Did the prophets understand what they wrote about Jesus?

The Old Testament prophets foretold many details about of the coming of Jesus, His birth, death, resurrection, forgiveness and earthly kingdom. The prophecies do not come neatly arranged, organized by topic or even given in chronological order. The prophecies are sometimes difficult to understand, are scattered throughout the prophetic messages to Israel and often rely on dramatic imagery to make the point. Bible students struggle to understand what the prophets said about Jesus, which makes many wonder how much the prophets themselves understood about what they were writing.

We know the prophets did not know all the details of Jesus’ life and death. Few, if any, of the prophets would have had been familiar with crucifixions, so even though they prophesied a painful death for the Messiah, they probably did not understand He would be hung on a cross. The words of 1 Peter 1:10-11 show that the prophets did not understand everything about the coming Messiah. “Of which salvation the prophets have enquired and searched diligently, who prophesied of the grace that should come unto you: Searching what, or what manner of time the Spirit of Christ which was in them did signify, when it testified beforehand the sufferings of Christ, and the glory that should follow.” They understood some things and they did not understand everything. How much did they understand?
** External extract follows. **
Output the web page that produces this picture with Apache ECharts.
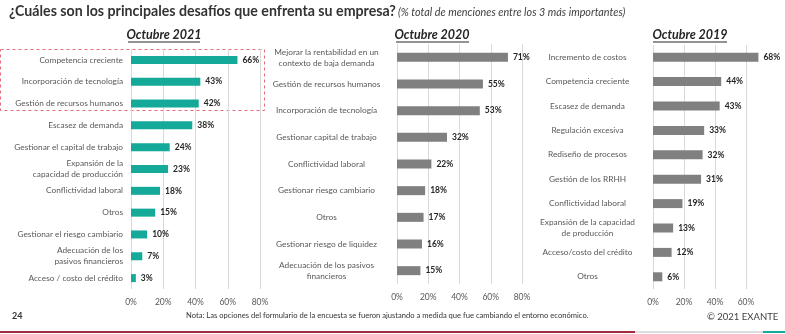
<!DOCTYPE html>
<html><head><meta charset="utf-8">
<script src="https://cdn.jsdelivr.net/npm/echarts@6/dist/echarts.min.js"></script>
<style>html,body{margin:0;padding:0;background:#fff}#c{width:785px;height:334px}</style>
</head><body><div id="c"></div>
<script>
var cats2021 = ["Competencia creciente","Incorporación de tecnología","Gestión de recursos humanos","Escasez de demanda","Gestionar el capital de trabajo","Expansión de la\ncapacidad de producción","Conflictividad laboral","Otros","Gestionar el riesgo cambiario","Adecuación de los\npasivos financieros","Acceso / costo del crédito"];
var vals2021 = [66,43,42,38,24,23,18,15,10,7,3];
var cats2020 = ["Mejorar la rentabilidad en un\ncontexto de baja demanda","Gestión de recursos humanos","Incorporación de tecnología","Gestionar capital de trabajo","Conflictividad laboral","Gestionar riesgo cambiario","Otros","Gestionar riesgo de liquidez","Adecuación de los pasivos\nfinancieros"];
var vals2020 = [71,55,53,32,22,18,17,16,15];
var cats2019 = ["Incremento de costos","Competencia creciente","Escasez de demanda","Regulación excesiva","Rediseño de procesos","Gestión de los RRHH","Conflictividad laboral","Expansión de la capacidad\nde producción","Acceso/costo del crédito","Otros"];
var vals2019 = [68,44,43,33,32,31,19,13,12,6];
var tickMax2019 = 60;
var panelTitles = ["Octubre 2021","Octubre 2020","Octubre 2019"];

var FONT = 'Lato';
var LBL = '#595959';
var chart = echarts.init(document.getElementById('c'), null, {renderer:'canvas'});

function yAxis(i, cats, align, show){
  return {type:'category', gridIndex:i, data:cats, inverse:true, show: show!==false,
    axisLine:{show:false}, axisTick:{show:false},
    axisLabel:{margin:8, color:LBL, fontFamily:FONT, fontSize:8.3, lineHeight:11,
      formatter: align ? function(v){return v.split('\n').map(function(s){return '{c|'+s+'}';}).join('\n');} : null,
      rich: align ? {c:{width:align, align:'center', color:LBL, fontFamily:FONT, fontSize:8.3, lineHeight:11}} : undefined}};
}
function xAxis(i, max, showSplit, showLabel){
  return {type:'value', gridIndex:i, min:0, max:max, interval:20,
    axisLine:{show:false}, axisTick:{show:false},
    splitLine:{show:showSplit, lineStyle:{color:'#d9d9d9', width:1}},
    axisLabel:{show:showLabel, margin:9, color:LBL, fontFamily:FONT, fontSize:8.5, formatter:'{value}%'}};
}
function barSeries(i, vals, color, bw){
  return {type:'bar', xAxisIndex:i, yAxisIndex:i, data:vals, barWidth:bw, clip:false,
    itemStyle:{color:color}, silent:true, z:3,
    label:{show:true, position:'right', distance:5, formatter:'{c}%', color:'#262626', fontWeight:'bold', fontFamily:FONT, fontSize:8.5}};
}

var option = {
  animation:false,
  textStyle:{fontFamily:FONT},
  grid:[
    {left:131, top:49, width:129, height:240},
    {left:397, top:44, width:125, height:240},
    {left:653, top:45, width:108.5, height:244},
    {left:653, top:45, width:93, height:244}
  ],
  xAxis:[xAxis(0,80,true,true), xAxis(1,80,true,true), xAxis(2,70,false,false), xAxis(3,tickMax2019,true,true)],
  yAxis:[yAxis(0,cats2021,null), yAxis(1,cats2020,125), yAxis(2,cats2019,115), yAxis(3,cats2019,null,false)],
  series:[barSeries(0, vals2021, '#14a999', 8), barSeries(1, vals2020, '#808080', 9), barSeries(2, vals2019, '#808080', 9)],
  graphic:[
    {type:'text', left:9, top:4, style:{text:'¿Cuáles son los principales desafíos que enfrenta su empresa?', fill:'#333', font:'bold 14.2px '+FONT}},
    {type:'text', left:398, top:7, style:{text:'(% total de menciones entre los 3 más importantes)', fill:'#404040', font:'italic 10.8px '+FONT}},
    {type:'text', x:164, y:28, style:{text:panelTitles[0], fill:'#262626', font:'bold italic 12.5px '+FONT, align:'center'}},
    {type:'line', shape:{x1:128, y1:42, x2:200, y2:42}, style:{stroke:'#262626', lineWidth:1}},
    {type:'text', x:432, y:28, style:{text:panelTitles[1], fill:'#262626', font:'bold italic 12.5px '+FONT, align:'center'}},
    {type:'line', shape:{x1:396, y1:42, x2:469, y2:42}, style:{stroke:'#262626', lineWidth:1}},
    {type:'text', x:690, y:28, style:{text:panelTitles[2], fill:'#262626', font:'bold italic 12.5px '+FONT, align:'center'}},
    {type:'line', shape:{x1:653, y1:42, x2:727, y2:42}, style:{stroke:'#262626', lineWidth:1}},
    {type:'rect', shape:{x:0.5, y:49.5, width:264, height:61}, style:{fill:'none', stroke:'#e06b7b', lineWidth:1, lineDash:[3,3]}},
    {type:'text', left:12, top:312, style:{text:'24', fill:'#333', font:'bold 9px '+FONT}},
    {type:'text', left:186, top:312, style:{text:'Nota: Las opciones del formulario de la encuesta se fueron ajustando a medida que fue cambiando el entorno económico.', fill:'#333', font:'7.6px '+FONT}},
    {type:'text', left:707, top:312, style:{text:'© 2021 EXANTE', fill:'#404040', font:'9.5px '+FONT}},
    {type:'rect', shape:{x:0, y:331, width:635, height:2}, style:{fill:'#a52a40'}},
    {type:'rect', shape:{x:635, y:331, width:128, height:2}, style:{fill:'#dddddd'}},
    {type:'rect', shape:{x:763, y:331, width:22, height:2}, style:{fill:'#14a999'}}
  ]
};
chart.setOption(option);
</script>
</body></html>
Two dangerous assumptions need to be avoided. The modern reader cannot assume the Old Testament prophets were not as smart or thoughtful as we are today. The men who wrote the Bible gave a lot of thought and attention to the things of God. Consider Psalm 119. That Psalm reveals an incredible amount of thought was put into its crafting and its subject matter. In 176 verses the Psalmist describes in great detail the wonders of the Word of God and the effect of the Word on the lives of the people of God. David is not alone in giving evidence of much meditation on the Word of God. The prophets writing show they were diligent to search Scripture and able to understand in great depth the declarations and implications of the Word.

The second assumption that must be avoided is that the prophets shared the same attitude towards the Messiah as the people of Jesus’ day. The New Testament indicates many people in Jesus’ day were looking for a Savior from Roman occupation. They were not looking for one to save them from their sins, but from their political bondage. However, the prophets did not share the delusion of a purely political Savior. They recognized the work of the Messiah was a work to make His people righteous. “And I will cleanse them from all their iniquity, whereby they have sinned against me; and I will pardon all their iniquities, whereby they have sinned, and whereby they have transgressed against me.” (Jeremiah 33:8)

The prophets understood that the Messiah would live, die and rise again for the forgiveness of sin. Possibly the clearest statement to this effect comes from the mouth of Peter in Acts 2. Peter was speaking of David’s prophecy of the death and resurrection of Jesus in Psalm 16:10. “Therefore being a prophet, and knowing that God had sworn with an oath to him, that of the fruit of his loins, according to the flesh, he would raise up Christ to sit on his throne; He seeing this before spake of the resurrection of Christ, that his soul was not left in hell, neither his flesh did see corruption.” Peter says that David knew the oath of God. David knew the Messiah would be raised back to life to sit on the throne of God. David understood the death and resurrection of Jesus.

It is impossible to know exactly what the Old Testament prophets knew. We can be confident they had a robust understanding of the broad outlines of the work of the Messiah. They knew He was coming to bring forgiveness and to make His people righteous. They knew He would suffer and die. They knew He would rise again. They knew He would reign over a righteous people in a righteous kingdom. The prophets understood the significance of what they wrote. They may not have understood the work of Jesus as fully as we do today, but they understood it enough.